La Commission de l'Emploi et des Affaires sociales du Parlement a adopté à une large majorité un texte qui, par certains aspects, est un peu plus dur que celui présenté par la Commission européenne en mars 2016, mais ne reprend pas pour autant tous les points réclamés par Paris, partisan d'une plus grande fermeté.
"Nous avons adopté un rapport équilibré, qui ouvre la voie à une amélioration de la protection des travailleurs et à une lutte accrue contre le dumping social", s'est en tous cas félicité l'eurodéputée française Elisabeth Morin-Chartier, co-rapporteure de ce texte. La ministre française du Travail, Muriel Pénicaud, a salué "cette étape importante".
C'est assurément une première avancée pour ce projet de réforme, un an et demi après sa présentation, qui vise à moderniser les conditions de détachement des travailleurs qui avaient été fixées en 1996, soit huit ans avant l'élargissement de l'UE à l'Est en 2004.
Au printemps dernier, un délicat compromis entre les 28 Etats membres de l'UE était sur le point d'être trouvé, quand le président Emmanuel Macron a décidé de durcir les positions de la France au grand dam des pays de l'Est. La tension a atteint son paroxysme pendant l'été, où M. Macron a eu des mots particulièrement durs vis-à-vis de la Pologne, principal pays d'origine des travailleurs détachés.
Cette étape franchie lundi, le Parlement européen devra encore, le 26 octobre, définitivement adopter en séance plénière sa position, prélude à des négociations avec les Etats membres.
Les ministres européens du Travail se réunissent quant à eux le 23 octobre à Luxembourg pour tenter de parvenir à un accord entre eux, qui semble peu probable à cette date. "Nous travaillons dur pour y arriver", a déclaré la Commissaire européenne aux Affaires sociales, Marianne Thyssen.
Une fois que ces deux organes législatifs auront arrêté leurs positions pourront commencer les tractations sur un texte final en "trilogue", c'est-à-dire avec la Commission européenne.
Rémunération
Parmi les points majeurs du texte adopté lundi en commission parlementaire, la question de la rémunération du travailleur détaché.
Dans sa proposition présentée il y a un an et demi, l'exécutif européen avait posé un principe simple : une même rémunération pour un même travail au même endroit.
En plus du salaire minimum du pays d'accueil (ce que stipulait déjà la directive de 1996), le travailleur détaché doit toucher toutes les primes prévues pour son travail dans le pays (comme un 13e mois, primes de risque ou de pénibilité, etc).
Le texte adopté lundi par les eurodéputés va plus loin : il demande aux employeurs de ne pas défalquer de cette rémunération les frais de logement, de transport ou d'alimentation. Et que ces remboursements se fassent sur le barême du pays d'accueil. Un élément qui ne plaît pas aux pays de l'Est, mais qui a en revanche les faveurs de la France.
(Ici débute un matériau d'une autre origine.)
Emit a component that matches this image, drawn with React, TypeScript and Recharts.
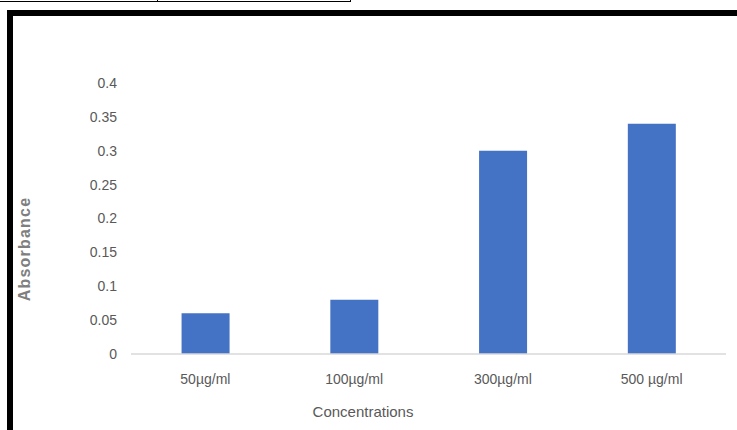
import { BarChart, Bar, XAxis, YAxis, Label } from 'recharts';

const concentrations = ['50µg/ml', '100µg/ml', '300µg/ml', '500 µg/ml'];
const absorbance = [0.06, 0.08, 0.3, 0.34];
const yTicks = [0, 0.05, 0.1, 0.15, 0.2, 0.25, 0.3, 0.35, 0.4];

const data = concentrations.map((name, i) => ({ name, value: absorbance[i] }));

const FONT = '"Liberation Sans", Arial, sans-serif';

export default function App() {
  return (
    <div style={{ position: 'fixed', left: 0, top: 0, width: 737, height: 430, background: '#fff', overflow: 'hidden' }}>
      {/* leftover of the caption box above the figure */}
      <div style={{ position: 'absolute', left: 0, top: 0, width: 350, height: 1, borderBottom: '1px solid #000', borderRight: '1px solid #000' }} />
      <div style={{ position: 'absolute', left: 157, top: 0, width: 1, height: 2, background: '#000' }} />
      {/* thick frame */}
      <div style={{ position: 'absolute', left: 7, top: 10, width: 760, height: 460, border: '6px solid #000', boxSizing: 'border-box' }} />
      <div style={{ position: 'absolute', left: 0, top: 0 }}>
        <BarChart
          width={737}
          height={430}
          data={data}
          margin={{ top: 83, right: 11, bottom: 0, left: 0 }}
          barCategoryGap="34%"
        >
          <XAxis
            dataKey="name"
            height={76}
            axisLine={{ stroke: '#d9d9d9', strokeWidth: 1.5 }}
            tickLine={false}
            tickMargin={14}
            tick={{ fill: '#595959', fontSize: 14, fontFamily: FONT }}
          >
            <Label
              content={() => (
                <text x={363} y={417} textAnchor="middle" fill="#595959" fontSize={15} fontFamily={FONT}>
                  Concentrations
                </text>
              )}
            />
          </XAxis>
          <YAxis
            width={131}
            domain={[0, 0.4]}
            ticks={yTicks}
            axisLine={false}
            tickLine={false}
            tickMargin={8}
            tick={{ fill: '#595959', fontSize: 14, fontFamily: FONT }}
          >
            <Label
              content={() => (
                <text
                  x={30}
                  y={249}
                  transform="rotate(-90 30 249)"
                  textAnchor="middle"
                  fill="#7f7f7f"
                  fontSize={16}
                  fontWeight="bold"
                  letterSpacing={1.2}
                  fontFamily={FONT}
                >
                  Absorbance
                </text>
              )}
            />
          </YAxis>
          <Bar dataKey="value" fill="#4472c4" isAnimationActive={false} />
        </BarChart>
      </div>
    </div>
  );
}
Le texte adopté lundi prévoit, comme dans la proposition de la Commission européenne, que la durée du détachement soit limitée à deux ans.
La France, rejointe par l'Allemagne, les pays du Bénélux et l'Autriche, pousse pour une durée plus courte d'un an.
Sur l'épineuse question du transport routier, les eurodéputés précisent que les chauffeurs seront aussi considérés comme des travailleurs détachés, en attendant qu'une autre législation spécifique au secteur et présentée en mai dernier par la Commission européenne entre en vigueur.
Ce sujet est particulièrement sensible et oppose cette fois, au Conseil, non seulement les pays de l'Est, mais aussi l'Espagne et le Portugal au camp de l'Europe de l'Ouest et du nord, emmené par la France et l'Allemagne.
L'Espagne et le Portugal, qui n'ont que la France comme porte d'entrée sur l'Union, effectuent des opérations de cabotage - une pratique qui consiste à quitter un pays avec un véhicule et à charger puis décharger, à plusieurs reprises, dans un autre pays - dans l'Hexagone et concurrencent les routiers français.
Ces deux pays conditionnent leur soutien à la France sur la réforme du travail détaché à une attitude plus souple envers les routiers.